(SHORT EXERCISE)
Take every line from the listing below that includes "React" and copy it.

(DATA SECTION)
┌────────

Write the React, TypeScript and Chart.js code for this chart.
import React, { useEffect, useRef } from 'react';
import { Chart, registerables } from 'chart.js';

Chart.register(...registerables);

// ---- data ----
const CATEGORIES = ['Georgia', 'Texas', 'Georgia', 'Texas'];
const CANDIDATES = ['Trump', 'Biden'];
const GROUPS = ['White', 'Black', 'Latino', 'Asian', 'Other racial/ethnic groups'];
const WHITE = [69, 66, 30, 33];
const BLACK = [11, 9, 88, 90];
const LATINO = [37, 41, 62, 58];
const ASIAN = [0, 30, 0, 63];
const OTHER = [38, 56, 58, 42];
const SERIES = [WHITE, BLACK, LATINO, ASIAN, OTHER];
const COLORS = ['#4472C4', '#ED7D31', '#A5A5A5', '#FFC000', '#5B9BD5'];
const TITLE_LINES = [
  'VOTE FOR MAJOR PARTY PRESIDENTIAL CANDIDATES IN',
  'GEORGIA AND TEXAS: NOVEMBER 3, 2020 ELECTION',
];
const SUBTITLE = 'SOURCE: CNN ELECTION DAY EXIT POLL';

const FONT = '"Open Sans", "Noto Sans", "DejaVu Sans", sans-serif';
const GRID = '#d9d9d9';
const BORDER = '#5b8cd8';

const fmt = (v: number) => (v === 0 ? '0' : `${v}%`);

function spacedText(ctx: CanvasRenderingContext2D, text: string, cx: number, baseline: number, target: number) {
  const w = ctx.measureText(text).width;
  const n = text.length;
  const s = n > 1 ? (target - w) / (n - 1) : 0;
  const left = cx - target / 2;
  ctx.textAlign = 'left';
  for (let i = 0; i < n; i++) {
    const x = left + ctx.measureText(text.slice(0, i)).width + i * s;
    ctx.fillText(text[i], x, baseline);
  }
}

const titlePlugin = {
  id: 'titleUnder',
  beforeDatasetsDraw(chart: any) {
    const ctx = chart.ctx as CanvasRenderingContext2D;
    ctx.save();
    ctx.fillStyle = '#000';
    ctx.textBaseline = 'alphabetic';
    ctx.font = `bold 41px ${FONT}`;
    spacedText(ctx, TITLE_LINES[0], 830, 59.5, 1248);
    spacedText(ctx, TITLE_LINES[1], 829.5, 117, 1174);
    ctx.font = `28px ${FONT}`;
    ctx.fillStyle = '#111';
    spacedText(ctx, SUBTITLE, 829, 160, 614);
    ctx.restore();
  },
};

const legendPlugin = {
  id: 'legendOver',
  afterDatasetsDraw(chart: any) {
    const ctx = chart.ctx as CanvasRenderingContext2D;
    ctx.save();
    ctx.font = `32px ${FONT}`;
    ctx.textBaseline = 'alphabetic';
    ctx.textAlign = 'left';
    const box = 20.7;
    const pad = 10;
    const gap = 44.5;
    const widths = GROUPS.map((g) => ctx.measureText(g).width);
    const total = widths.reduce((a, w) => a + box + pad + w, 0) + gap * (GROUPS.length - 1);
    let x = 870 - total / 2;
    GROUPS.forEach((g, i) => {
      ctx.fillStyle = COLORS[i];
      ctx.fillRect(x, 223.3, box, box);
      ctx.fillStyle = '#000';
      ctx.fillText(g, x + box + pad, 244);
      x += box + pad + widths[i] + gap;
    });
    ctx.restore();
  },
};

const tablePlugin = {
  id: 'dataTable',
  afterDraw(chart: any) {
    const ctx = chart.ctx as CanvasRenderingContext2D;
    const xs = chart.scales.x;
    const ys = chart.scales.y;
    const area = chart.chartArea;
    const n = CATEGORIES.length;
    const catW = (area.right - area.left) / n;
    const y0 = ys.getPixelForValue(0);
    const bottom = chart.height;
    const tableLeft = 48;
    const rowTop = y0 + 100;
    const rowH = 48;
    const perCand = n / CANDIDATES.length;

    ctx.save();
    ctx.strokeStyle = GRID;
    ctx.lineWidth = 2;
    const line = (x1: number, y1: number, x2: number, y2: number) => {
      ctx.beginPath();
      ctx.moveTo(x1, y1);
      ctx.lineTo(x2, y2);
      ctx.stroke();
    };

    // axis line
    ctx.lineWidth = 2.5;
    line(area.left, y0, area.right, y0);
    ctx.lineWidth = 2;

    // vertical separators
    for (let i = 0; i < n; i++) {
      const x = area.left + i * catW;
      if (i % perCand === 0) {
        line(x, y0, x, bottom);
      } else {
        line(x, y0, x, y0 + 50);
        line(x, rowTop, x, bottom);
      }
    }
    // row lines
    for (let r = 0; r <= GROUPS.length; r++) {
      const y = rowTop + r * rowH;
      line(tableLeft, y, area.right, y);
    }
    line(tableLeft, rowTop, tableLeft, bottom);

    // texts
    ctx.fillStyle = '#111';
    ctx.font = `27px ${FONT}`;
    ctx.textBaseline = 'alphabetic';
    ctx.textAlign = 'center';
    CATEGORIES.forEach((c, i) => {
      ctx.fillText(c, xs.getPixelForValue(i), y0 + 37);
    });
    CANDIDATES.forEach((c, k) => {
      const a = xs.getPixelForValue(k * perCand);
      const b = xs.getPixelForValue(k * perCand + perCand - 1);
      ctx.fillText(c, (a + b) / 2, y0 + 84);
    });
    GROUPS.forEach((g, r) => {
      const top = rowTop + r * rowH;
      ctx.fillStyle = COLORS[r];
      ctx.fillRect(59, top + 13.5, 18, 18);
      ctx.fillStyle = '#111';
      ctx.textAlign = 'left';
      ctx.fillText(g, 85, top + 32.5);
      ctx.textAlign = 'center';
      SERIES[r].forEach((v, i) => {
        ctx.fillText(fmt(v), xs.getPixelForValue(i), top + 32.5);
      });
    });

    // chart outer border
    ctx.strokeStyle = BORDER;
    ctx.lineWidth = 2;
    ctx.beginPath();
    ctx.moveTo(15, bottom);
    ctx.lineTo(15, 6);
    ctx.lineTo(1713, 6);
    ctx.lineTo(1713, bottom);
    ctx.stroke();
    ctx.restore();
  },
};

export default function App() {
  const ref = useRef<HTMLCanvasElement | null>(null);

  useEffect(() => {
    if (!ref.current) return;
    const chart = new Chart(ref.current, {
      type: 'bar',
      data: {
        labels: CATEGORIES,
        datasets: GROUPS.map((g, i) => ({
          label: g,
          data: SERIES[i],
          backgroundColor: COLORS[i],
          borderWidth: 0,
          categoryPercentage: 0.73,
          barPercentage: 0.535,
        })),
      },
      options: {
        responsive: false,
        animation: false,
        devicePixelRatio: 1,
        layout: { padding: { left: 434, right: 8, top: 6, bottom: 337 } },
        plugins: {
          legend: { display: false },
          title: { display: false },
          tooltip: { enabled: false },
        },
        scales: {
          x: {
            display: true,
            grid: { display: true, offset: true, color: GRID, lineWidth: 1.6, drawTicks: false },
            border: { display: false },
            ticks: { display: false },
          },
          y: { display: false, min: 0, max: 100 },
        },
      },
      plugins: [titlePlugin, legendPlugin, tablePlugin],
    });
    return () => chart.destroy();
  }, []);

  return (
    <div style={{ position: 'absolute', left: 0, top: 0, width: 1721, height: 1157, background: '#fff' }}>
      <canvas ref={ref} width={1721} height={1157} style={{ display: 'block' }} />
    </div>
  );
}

└────────
┌────────

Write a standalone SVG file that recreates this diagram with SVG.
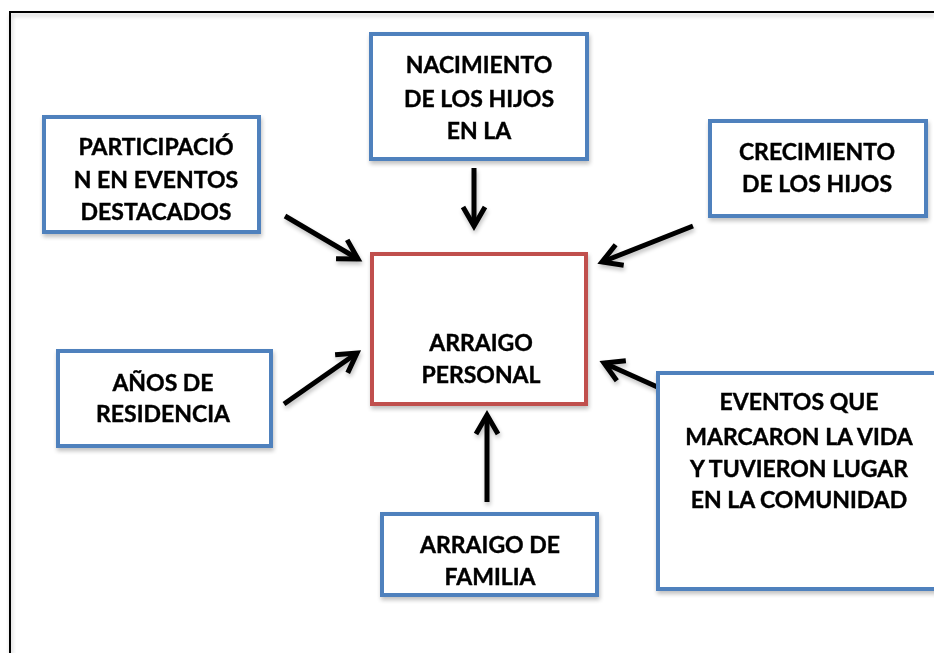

└────────

(SOLUTION FOR THIS EXERCISE)
Write the React, TypeScript and Chart.js code for this chart.
import React, { useEffect, useRef } from 'react';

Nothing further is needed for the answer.